Britain's cicada species on the brink

Across the Atlantic, naturalists have been hoping against hope that the British Isles’ only species of cicada has not gone the way of the Rocky Mountain locust.

Vahed's organization is part of a project that’s been searching, so far in vain, for any surviving Cicadetta montana cicadas in the New Forest National Park. No confirmed sightings have been made since the early 1990s, despite an intense effort beginning a decade ago.

That included a smartphone app that let park visitors “listen” for the insect’s high-frequency hissing call that can't be heard by most adults, though it can be heard by children.

Hundreds of recordings were turned in but none from the New Forest cicadas, which are slightly smaller than U.S. periodical cicadas and have black rather than red eyes.

The New Forest cicada was never superabundant but there are reports of it dating back to 1812. So little is known about the population that researchers aren't sure what its life cycle is or how often it should reappear – but as it hasn’t been seen in almost 30 years, hopes are dimming.

“It is possible the species is extinct in the United Kingdom,” Vahed said, though other populations of the cicada still survive in Europe.

Saved by William the Conqueror

The New Forest cicada is “a fussy one,” with very particular requirements for herbaceous vegetation for egg laying and mature trees for other parts of its lifecycle, said Ian Barker, an ecologist with the New Forest National Park.
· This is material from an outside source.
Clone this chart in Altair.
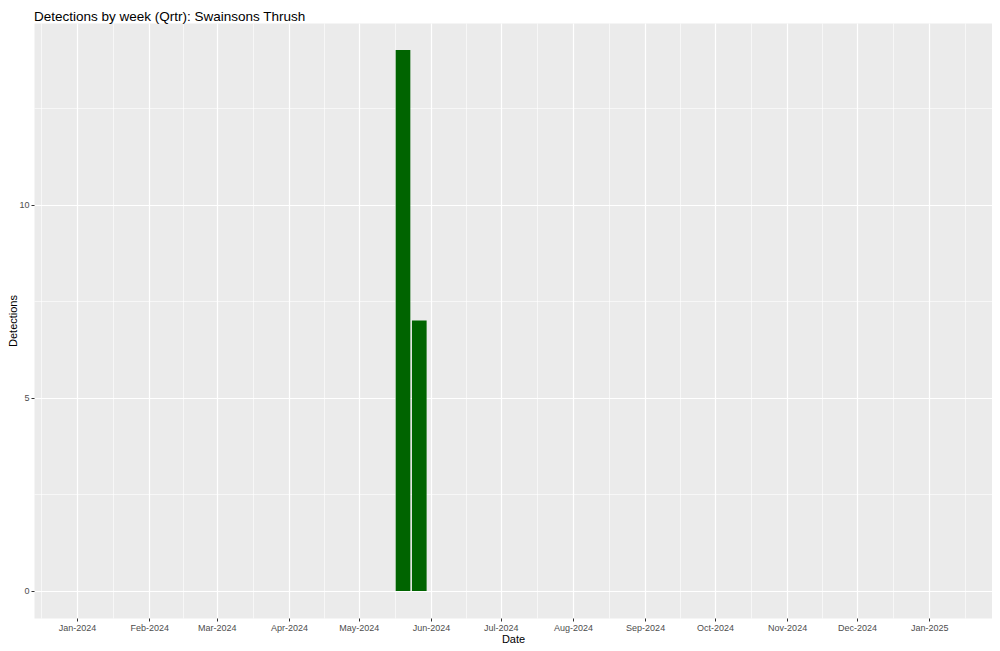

It is (or was) already at the edge of its range in England and only survived because of the British royal passion for hunting.

The forest has been there since at least neolithic times, said Barker, but increased agriculture meant farmers cut down the thick deciduous forests to bring land under the plow.

“The key thing in its history is that after the Norman Conquest (in 1066) King William, known as William the Conqueror, designated it as a royal hunting forest, so cultivation was tightly controlled,” said Barker.

That saved the forest, and the New Forest cicadas, for a thousand years.

Today, climate change and land use are thought to have played a part in its demise. England has experienced wetter winters, “which don’t have a good effect on the underground cicada nymphs feeding on tree roots,” Vahed said.

There have also been changes in how the New Forest is managed, with less logging and grazing in some areas. Previously those activities had created open, warmer patches in the forest where the cicadas appeared to thrive. Now the forest is less open and has fewer open patches, Vahed said.

Despite the silence in the forest, Vahed and others haven’t entirely given up hope.

“There’s a potential that a generation of adults could have been missed and then could still be underground. So it’s going to take at least another decade before we’re convinced that they’ve gone extinct. But it’s not looking good.”

A Cicada Plan B

If the New Forest cicada has gone extinct, there is a Plan B – a never-before tried species translocation from a remote forest in Slovenia where the cicadas have a population to the low hills and plains of southern England.

The Species Recovery Trust hopes to reintroduce a population to a special enclosed cicada habitat at Paultons Park theme park, which contains a zoo and sits on the edge of the New Forest.

They won’t be visible for long. The insects will have enough time to get used to their new home and then hopefully mate and burrow down to suckle at the roots of hazel trees.

Then sometime in the next six to eight years, they will emerge to potentially begin a new chapter in the lives of cicadas in the British Isles – what the Trust calls conservation translocation.

Where exactly that will happen isn’t entirely clear. The Species Recovery Trust is still waiting to see if it can get permission for the reintroduction into the New Forest. If they don’t, they’ll keep them at the theme park.

Lead project officer Charlotte Carne hopes they’ll be allowed to do the reintroduction.

“For me, there’s also something about the fact that their calls haven’t been heard for decades,” she said in a statement. “I want my children to be able to walk through the forest in 10 or 20 years and hear them; to really experience the sounds of the New Forest.”